The set opened with a succession of guaranteed hits such as ‘Jumping Jack Flash’, ‘Paint it Black’ and ‘Gimme Shelter’ proved by although it’s only rock n roll we still like it, like it, yes we do. The band then moved into a track apparently written the day before – ‘Glastonbury Girl’. Whether or not that’s true didn’t matter, the effort to tailor their set to the occasion was not lost on the devoted audience. More recent tracks such as ‘Doom and Gloom’ proved the band have lost no ability to pen a good song and after performing the new we revisit the old with a guest appearance from Mick Taylor on guitar. From then on it’s back to the constant stream of hits with ‘Honky Tonk Women’ and ‘Miss You’ before ‘Sympathy for the Devil’ awoke the giant scrap metal phoenix atop the triangle.

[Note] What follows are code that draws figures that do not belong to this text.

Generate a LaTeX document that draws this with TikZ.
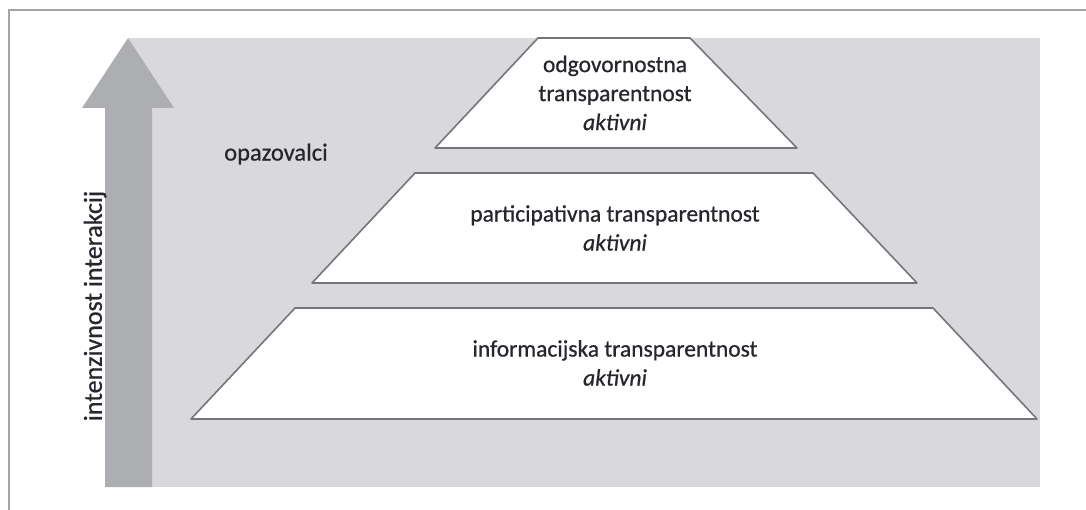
\documentclass[tikz,border=0pt]{standalone}
\usepackage{fontspec}
\setmainfont{Carlito}[FakeBold=0.7]
\begin{document}
\begin{tikzpicture}[x=1pt,y=-1pt,
  lbl/.style={text=txt,font=\fontsize{23.5}{29}\selectfont,align=center,inner sep=0pt},
  tier/.style={draw=edge,line width=1.6pt,fill=white,line join=round}]
\definecolor{bg}{RGB}{216,216,221}
\definecolor{arr}{RGB}{172,174,178}
\definecolor{edge}{RGB}{118,118,122}
\definecolor{frame}{RGB}{165,165,165}
\definecolor{txt}{RGB}{38,38,44}
\useasboundingbox (0,0) rectangle (1086,510);
\fill[white] (0,0) rectangle (1086,510);
% frame
\draw[frame,line width=2pt] (9,510) -- (9,10) -- (1086,10);
% background panel
\fill[bg] (128,38) rectangle (1040,487);
% arrow
\fill[arr] (105,487) -- (105,108) -- (82,108) -- (128,38) -- (174,108) -- (152,108) -- (152,487) -- cycle;
% tiers
\draw[tier] (538,38) -- (690,38) -- (797,148) -- (435,148) -- cycle;
\draw[tier] (415,173) -- (813,173) -- (917,283) -- (312,283) -- cycle;
\draw[tier] (295,308) -- (933,308) -- (1037,419) -- (191,419) -- cycle;
% labels
\node[lbl] (t1) at (615,93) {odgovornostna\\transparentnost\\\textit{aktivni}};
\node[lbl] (t2) at (615,228) {participativna transparentnost\\\textit{aktivni}};
\node[lbl] (t3) at (615,363) {informacijska transparentnost\\\textit{aktivni}};
\node[lbl,font=\fontsize{24.5}{29}\selectfont] (obs) at (276,154) {opazovalci};
\node[lbl,font=\fontsize{26}{29}\selectfont,rotate=90] (axis) at (95,306) {intenzivnost interakcij};
\end{tikzpicture}
\end{document}
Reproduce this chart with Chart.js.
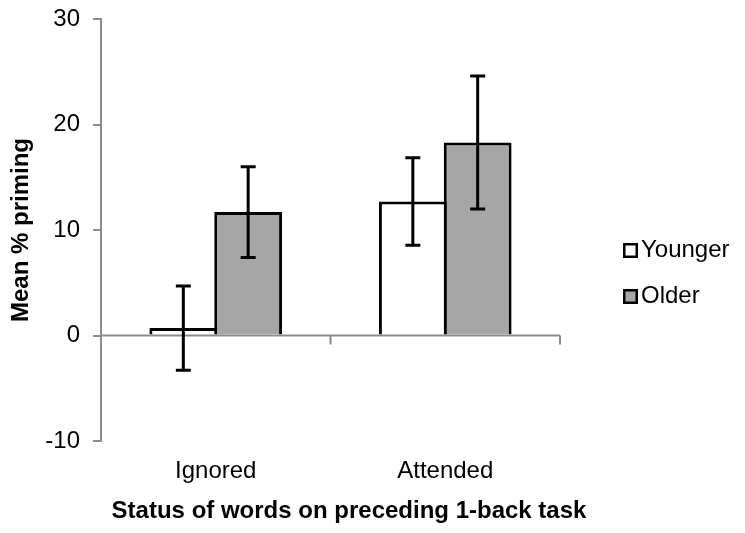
<!DOCTYPE html>
<html>
<head>
<meta charset="utf-8">
<script src="https://cdn.jsdelivr.net/npm/chart.js@4.4.1/dist/chart.umd.min.js"></script>
<style>
    html, body { margin: 0; padding: 0; background: #fff; }
    #wrap { width: 745px; height: 533px; }
</style>
</head>
<body>
<div id="wrap"><canvas id="chart"></canvas></div>
<script>
const categories = ['Ignored', 'Attended'];
const groupNames = ['Younger', 'Older'];
const youngerMeans = [0.7, 12.7];
const olderMeans = [11.7, 18.3];
const youngerErrors = [4.0, 4.15];
const olderErrors = [4.3, 6.3];
const yTicks = [-10, 0, 10, 20, 30];
const yTitle = 'Mean % priming';
const xTitle = 'Status of words on preceding 1-back task';

const family = "'Liberation Sans', Arial, sans-serif";
const axisGray = '#8c8c8c';
const fills = ['#ffffff', '#a6a6a6'];

// zero line, x ticks, error bars, legend and x title
const extras = {
    id: 'extras',
    afterDatasetsDraw(chart) {
        const { ctx, chartArea, scales: { x, y } } = chart;
        const zero = y.getPixelForValue(0);
        const step = x.getPixelForValue(1) - x.getPixelForValue(0);

        ctx.save();
        ctx.strokeStyle = axisGray;
        ctx.lineWidth = 2;
        ctx.beginPath();
        ctx.moveTo(chartArea.left, zero);
        ctx.lineTo(chartArea.right, zero);
        categories.forEach((c, i) => {
            const bx = x.getPixelForValue(i) + step / 2;
            ctx.moveTo(bx, zero);
            ctx.lineTo(bx, zero + 9);
        });
        ctx.stroke();

        ctx.strokeStyle = '#000';
        ctx.lineWidth = 3;
        chart.data.datasets.forEach((ds, di) => {
            const meta = chart.getDatasetMeta(di);
            meta.data.forEach((bar, i) => {
                const top = y.getPixelForValue(ds.data[i] + ds.errors[i]);
                const bot = y.getPixelForValue(ds.data[i] - ds.errors[i]);
                ctx.beginPath();
                ctx.moveTo(bar.x, top);
                ctx.lineTo(bar.x, bot);
                ctx.moveTo(bar.x - 7.5, top);
                ctx.lineTo(bar.x + 7.5, top);
                ctx.moveTo(bar.x - 7.5, bot);
                ctx.lineTo(bar.x + 7.5, bot);
                ctx.stroke();
            });
        });

        // legend
        ctx.font = '24px ' + family;
        ctx.textBaseline = 'alphabetic';
        ctx.textAlign = 'left';
        groupNames.forEach((name, i) => {
            const sx = 623;
            const sy = 243 + i * 46;
            ctx.fillStyle = fills[i];
            ctx.fillRect(sx, sy, 15, 15);
            ctx.strokeStyle = '#000';
            ctx.lineWidth = 2.5;
            ctx.strokeRect(sx + 1.25, sy + 1.25, 12.5, 12.5);
            ctx.fillStyle = '#000';
            ctx.fillText(name, sx + 18, sy + 14);
        });

        ctx.font = 'bold 24px ' + family;
        ctx.textAlign = 'center';
        ctx.fillText(xTitle, 349, 518);
        ctx.restore();
    }
};

new Chart(document.getElementById('chart'), {
    type: 'bar',
    data: {
        labels: categories,
        datasets: [
            {
                label: groupNames[0],
                data: youngerMeans,
                errors: youngerErrors,
                backgroundColor: fills[0],
                borderColor: '#000',
                borderWidth: 3,
            },
            {
                label: groupNames[1],
                data: olderMeans,
                errors: olderErrors,
                backgroundColor: fills[1],
                borderColor: '#000',
                borderWidth: 3,
            },
        ],
    },
    options: {
        responsive: true,
        maintainAspectRatio: false,
        animation: false,
        categoryPercentage: 0.565,
        barPercentage: 1.046,
        layout: { padding: { top: 19, right: 185, left: 0, bottom: 0 } },
        plugins: {
            legend: { display: false },
            tooltip: { enabled: false },
        },
        scales: {
            x: {
                afterFit: (axis) => { axis.height = 92; },
                border: { display: false },
                grid: { display: false, drawTicks: false },
                ticks: { color: '#000', font: { family, size: 24 }, padding: 16 },
            },
            y: {
                min: -10,
                max: 30,
                afterBuildTicks: (axis) => { axis.ticks = yTicks.map((value) => ({ value })); },
                afterFit: (axis) => {
                    axis.width = 101;
                    axis.paddingTop = 0;
                    axis.paddingBottom = 0;
                },
                border: { color: axisGray, width: 2 },
                grid: { drawOnChartArea: false, tickLength: 8, color: axisGray, lineWidth: 2 },
                ticks: { color: '#000', font: { family, size: 24 }, padding: 13 },
                title: {
                    display: true,
                    text: yTitle,
                    color: '#000',
                    font: { family, size: 24, weight: 'bold' },
                    padding: { top: 7, bottom: 0 },
                },
            },
        },
    },
    plugins: [extras],
});
</script>
</body>
</html>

Front man Mick Jagger showed no loss of energy as his crowd interaction lived up to it’s legendary status and the force on fretboards that is Richards and Wood, teamed with Watts on drums showed the band could still easily set the bar for any headliner and have a great time doing so. Performing hit after hit from a career spanning fifty years the band left their devoted audience with a real sense of satisfaction, proving you can sometimes get what you want. An explosion of confetti, choirs, and applause ended Saturday on a high.